Go to ENO for the singing rather than the production

Robert Tanitch reviews ENO’s The Force of Destiny at London Coliseum

One of the reasons Verdi’s opera of love, war, revenge and death, is not staged that often is that the libretto is such a rambling panorama that the audience is never totally involved in what feels like a series of very loosely connected episodes.

Catalan director Calixto Bieito sets the opera during the Spanish Civil War, but fails to make the story-line more accessible. The settings are particularly irritating. The towering mobile terraced facades are so surreally, so obliquely angled that they look as if they might fall down at any moment.

Tamara Wilson, a commanding voice and a commanding presence (not the eloping type you would think but the voice soars) is upstaged in her solo, when the set keeps revolving behind her to no purpose.

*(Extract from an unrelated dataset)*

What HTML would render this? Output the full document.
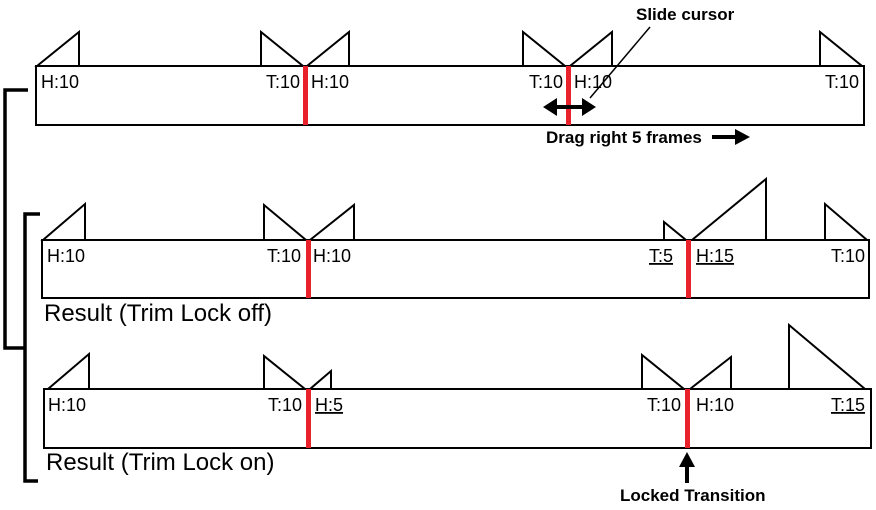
<!DOCTYPE html>
<html><head><meta charset="utf-8"><style>
html,body{margin:0;padding:0;background:#fff;width:876px;height:510px;overflow:hidden}
svg text{font-family:"Liberation Sans",Arial,sans-serif;fill:#000}
</style></head><body>
<svg width="876" height="510" viewBox="0 0 876 510" xmlns="http://www.w3.org/2000/svg">
<g fill="none" stroke="#000" stroke-width="2">
<rect x="36" y="66" width="828" height="59"/>
<polygon points="37,66 79,32 79,66"/>
<polygon points="261,32 261,66 303,66"/>
<polygon points="307,66 349,32 349,66"/>
<polygon points="523,32 523,66 565,66"/>
<polygon points="570,66 612,32 612,66"/>
<polygon points="820,32 820,66 862,66"/>
<rect x="42" y="240" width="827" height="58"/>
<polygon points="43,240 85,204 85,240"/>
<polygon points="264,205 264,240 306,240"/>
<polygon points="310,240 354,205 354,240"/>
<polygon points="664,222 664,240 686,240"/>
<polygon points="692,240 766,179 766,240"/>
<polygon points="825,204 825,240 867,240"/>
<rect x="44" y="389" width="827" height="59"/>
<polygon points="48,389 89,354 89,389"/>
<polygon points="264,356 264,389 305,389"/>
<polygon points="310,389 331,371 331,389"/>
<polygon points="642,355 642,389 684,389"/>
<polygon points="690,389 731,357 731,389"/>
<polygon points="789,325 789,389 865,389"/>
<line x1="650" y1="27" x2="590" y2="98" stroke-width="1.5"/>
</g>
<g fill="none" stroke="#000" stroke-width="3.5">
<polyline points="28,90 5,90 5,348 24,348"/>
<polyline points="40,214 25,214 25,481 38,481"/>
</g>
<g fill="#e8212a">
<rect x="303" y="66" width="5" height="59"/>
<rect x="566" y="66" width="5" height="59"/>
<rect x="306" y="240" width="5" height="58"/>
<rect x="686" y="240" width="5" height="58"/>
<rect x="306" y="389" width="5" height="59"/>
<rect x="685" y="389" width="5" height="59"/>
</g>
<g fill="#000">
<rect x="553" y="105" width="32" height="4"/>
<polygon points="543,107 557,98 557,116"/>
<polygon points="596,107 582,98 582,116"/>
<rect x="712" y="135" width="25" height="4"/>
<polygon points="750,137 735,129 735,145"/>
<rect x="685" y="465" width="4" height="18"/>
<polygon points="687,452 679,467 695,467"/>
</g>
<g font-size="18">
<text x="41" y="88">H:10</text>
<text x="266" y="88">T:10</text>
<text x="311" y="88">H:10</text>
<text x="529" y="88">T:10</text>
<text x="574" y="88">H:10</text>
<text x="825" y="88">T:10</text>
<text x="47" y="262">H:10</text>
<text x="267" y="262">T:10</text>
<text x="313" y="262">H:10</text>
<text x="649" y="262" text-decoration="underline">T:5</text>
<text x="696" y="262" text-decoration="underline">H:15</text>
<text x="831" y="262">T:10</text>
<text x="48" y="411">H:10</text>
<text x="268" y="411">T:10</text>
<text x="315" y="411" text-decoration="underline">H:5</text>
<text x="647" y="411">T:10</text>
<text x="696" y="411">H:10</text>
<text x="831" y="411" text-decoration="underline">T:15</text>
</g>
<g font-size="17" font-weight="bold">
<text x="636" y="20">Slide cursor</text>
<text x="546" y="143">Drag right 5 frames</text>
<text x="620" y="501">Locked Transition</text>
</g>
<g font-size="24">
<text x="44" y="321">Result (Trim Lock off)</text>
<text x="46" y="470">Result (Trim Lock on)</text>
</g>
</svg>
</body></html>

Destiny is malevolent and Leonora has a particularly bad time. Her father is accidently killed by her lover who also kills her brother. The Church offers her no comfort. She is given a brutal haircut and a crown of thorns made from barbed wire. She spends five years in a hermit cave (no mod coms, only a hand-bell) and in this production she commits suicide, strangling herself with a necklace

Guernica is recalled, most notably with a huge blown-up image of a frightened horse’s head on the cyclorama. Newsreels are projected of goose-stepping jackboots marching by. On stage books are ripped to shred by hand and kneeling captured soldiers are lined up and shot in the head. Pregnant women are beaten up.

Robert Tanitch logoMark Wigglesworth conducts. The production opens with the 1862 prelude rather than the better known 1869 overture. There is some fine orchestral playing and some fine choral singing.

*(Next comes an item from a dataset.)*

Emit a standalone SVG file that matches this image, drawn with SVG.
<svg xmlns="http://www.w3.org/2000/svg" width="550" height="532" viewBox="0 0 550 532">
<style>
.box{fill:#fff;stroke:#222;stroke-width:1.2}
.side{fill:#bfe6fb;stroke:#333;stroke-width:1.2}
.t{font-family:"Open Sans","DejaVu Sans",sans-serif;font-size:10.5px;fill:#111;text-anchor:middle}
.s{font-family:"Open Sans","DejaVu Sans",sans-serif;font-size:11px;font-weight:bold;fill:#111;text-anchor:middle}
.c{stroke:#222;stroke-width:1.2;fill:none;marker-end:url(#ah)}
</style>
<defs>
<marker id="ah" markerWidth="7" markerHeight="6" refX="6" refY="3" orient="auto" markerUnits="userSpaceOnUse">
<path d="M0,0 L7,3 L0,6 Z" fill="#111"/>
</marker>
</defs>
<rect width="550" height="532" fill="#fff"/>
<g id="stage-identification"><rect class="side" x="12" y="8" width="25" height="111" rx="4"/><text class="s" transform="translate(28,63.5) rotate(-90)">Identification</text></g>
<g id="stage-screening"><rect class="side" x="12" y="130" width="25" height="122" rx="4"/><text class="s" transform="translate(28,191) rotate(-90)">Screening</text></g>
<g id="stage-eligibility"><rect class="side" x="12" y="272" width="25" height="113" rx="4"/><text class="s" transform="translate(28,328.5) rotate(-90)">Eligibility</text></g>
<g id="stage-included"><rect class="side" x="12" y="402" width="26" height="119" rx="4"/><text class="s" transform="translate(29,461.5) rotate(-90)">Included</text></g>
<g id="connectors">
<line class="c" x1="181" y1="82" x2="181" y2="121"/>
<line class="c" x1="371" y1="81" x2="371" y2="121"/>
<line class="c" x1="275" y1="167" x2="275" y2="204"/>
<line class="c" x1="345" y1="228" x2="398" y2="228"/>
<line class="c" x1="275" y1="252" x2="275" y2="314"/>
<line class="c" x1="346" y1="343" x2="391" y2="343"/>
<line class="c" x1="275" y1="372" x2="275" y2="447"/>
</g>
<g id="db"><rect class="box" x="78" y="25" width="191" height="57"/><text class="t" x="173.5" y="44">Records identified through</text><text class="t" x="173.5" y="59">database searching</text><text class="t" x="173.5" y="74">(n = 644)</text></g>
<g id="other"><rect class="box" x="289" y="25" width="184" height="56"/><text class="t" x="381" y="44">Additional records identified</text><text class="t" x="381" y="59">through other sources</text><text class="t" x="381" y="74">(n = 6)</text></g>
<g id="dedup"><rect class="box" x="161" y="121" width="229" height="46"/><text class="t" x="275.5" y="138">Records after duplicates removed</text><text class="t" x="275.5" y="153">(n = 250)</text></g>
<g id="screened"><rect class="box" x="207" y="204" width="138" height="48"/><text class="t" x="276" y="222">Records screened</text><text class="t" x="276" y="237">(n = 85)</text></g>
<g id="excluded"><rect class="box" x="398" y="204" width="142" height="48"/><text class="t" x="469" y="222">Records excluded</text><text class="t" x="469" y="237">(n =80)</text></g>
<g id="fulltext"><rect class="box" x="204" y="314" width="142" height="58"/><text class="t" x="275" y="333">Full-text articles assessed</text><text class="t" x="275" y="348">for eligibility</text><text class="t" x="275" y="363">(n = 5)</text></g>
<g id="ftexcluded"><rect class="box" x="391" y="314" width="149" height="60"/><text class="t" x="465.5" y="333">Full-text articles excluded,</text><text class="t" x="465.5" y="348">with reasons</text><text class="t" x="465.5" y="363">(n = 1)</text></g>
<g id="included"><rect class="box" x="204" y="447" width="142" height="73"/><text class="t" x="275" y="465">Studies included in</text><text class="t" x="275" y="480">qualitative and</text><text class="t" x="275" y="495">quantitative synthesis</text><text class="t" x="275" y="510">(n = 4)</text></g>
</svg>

There is some brilliant singing in the scenes between Alvaro (Gwyn Hughes Jones, full of vigour) and Carlo (Anthony Michaels-Moore, very neurotic) and there is some brilliant singing in those scenes between Leonora and the Father Superior (James Creswell, very superior).

Verbally the most dramatic solo is an un-Christian rant against the poor, and it’s all the more shocking for being delivered by a friar (Andrew Shore) who thinks the poor are mere scum breeding more scum.